Like the oldest resident in hundreds of towns throughout New England, Noyes has received the Boston Post Cane from his community.

Most towns now retain their cane after making the presentation to the oldest resident, and give the honoree a certificate or other item signifying the original cane.

Town Manager Dexter Johnson on Friday gave Noyes a hand-carved cane made by Philip Brown to represent the Boston Post Cane. The town also honored Noyes in 1999 when at 94 he was the grand marshal of the Orrington Olde Home Week Parade.

The original holder of the Boston Post Cane in Orrington, according to Barbara Staples’ “More Boston Post Canes: The Pine Tree State and Little Rhody,” was George Brooks.

Brooks was born June 21, 1815, in Orrington to James and Elizabeth Brooks. He became a schoolteacher after attending Hampden Academy and Kents Hill Academy.

His many businesses included making drainpipes and pottery, quarrying, ice harvesting and banking. He was said to come from “good old New England stock.” He received the Boston Post Cane on Oct. 17, 1909, as part of a promotion by the Boston newspaper.

Like Brooks, Worth Noyes was a well-known teacher, as well as a farmer who often donated produce to families in need.

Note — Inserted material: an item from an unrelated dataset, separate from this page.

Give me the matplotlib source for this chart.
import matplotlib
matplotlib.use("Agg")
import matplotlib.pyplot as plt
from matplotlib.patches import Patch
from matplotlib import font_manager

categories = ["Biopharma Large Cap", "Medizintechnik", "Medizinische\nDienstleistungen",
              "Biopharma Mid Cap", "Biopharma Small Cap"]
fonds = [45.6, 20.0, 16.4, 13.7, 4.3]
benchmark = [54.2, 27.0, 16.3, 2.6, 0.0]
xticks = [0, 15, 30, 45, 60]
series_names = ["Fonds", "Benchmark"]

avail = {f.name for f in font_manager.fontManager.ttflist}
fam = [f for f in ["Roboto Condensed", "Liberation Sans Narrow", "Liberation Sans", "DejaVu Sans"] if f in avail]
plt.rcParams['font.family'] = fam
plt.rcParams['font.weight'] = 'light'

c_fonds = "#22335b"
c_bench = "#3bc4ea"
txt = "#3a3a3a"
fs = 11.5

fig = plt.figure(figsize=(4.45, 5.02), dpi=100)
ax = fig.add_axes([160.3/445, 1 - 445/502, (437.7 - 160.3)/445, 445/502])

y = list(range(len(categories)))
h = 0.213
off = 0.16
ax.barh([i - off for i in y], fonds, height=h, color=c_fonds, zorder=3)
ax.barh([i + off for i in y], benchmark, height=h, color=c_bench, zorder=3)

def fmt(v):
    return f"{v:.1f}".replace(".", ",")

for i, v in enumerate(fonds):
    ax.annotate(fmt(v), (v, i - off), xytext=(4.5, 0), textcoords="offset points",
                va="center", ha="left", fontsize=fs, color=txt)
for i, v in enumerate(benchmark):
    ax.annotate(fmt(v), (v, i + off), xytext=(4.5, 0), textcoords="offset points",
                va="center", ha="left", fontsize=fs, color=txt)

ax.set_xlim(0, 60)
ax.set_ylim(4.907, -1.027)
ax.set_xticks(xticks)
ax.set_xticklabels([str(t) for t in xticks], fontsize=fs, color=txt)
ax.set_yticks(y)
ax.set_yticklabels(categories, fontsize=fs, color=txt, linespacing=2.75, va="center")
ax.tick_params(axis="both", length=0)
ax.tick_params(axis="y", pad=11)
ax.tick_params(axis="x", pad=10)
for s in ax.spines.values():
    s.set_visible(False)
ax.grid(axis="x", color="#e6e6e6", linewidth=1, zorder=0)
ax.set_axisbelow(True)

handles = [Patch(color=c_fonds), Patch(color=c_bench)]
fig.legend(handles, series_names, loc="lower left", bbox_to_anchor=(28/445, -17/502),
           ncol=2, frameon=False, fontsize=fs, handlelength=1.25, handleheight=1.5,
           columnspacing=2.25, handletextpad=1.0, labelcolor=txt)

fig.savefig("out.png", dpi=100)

At the University of Maine, he was a school record holder for distance running events.

Other holders of the Boston Post Cane for Orrington in recent years have included Bernice “Bunny” Hanscom, widow of Harry E. Hanscom, who received the cane at age 96 in June 1999. She rode in the back seat of a Model-T later that year in the Orrington Olde Home Week Parade.

In the late 1980s and early ’90s, Frona Thornton held the Boston Post Cane for Orrington.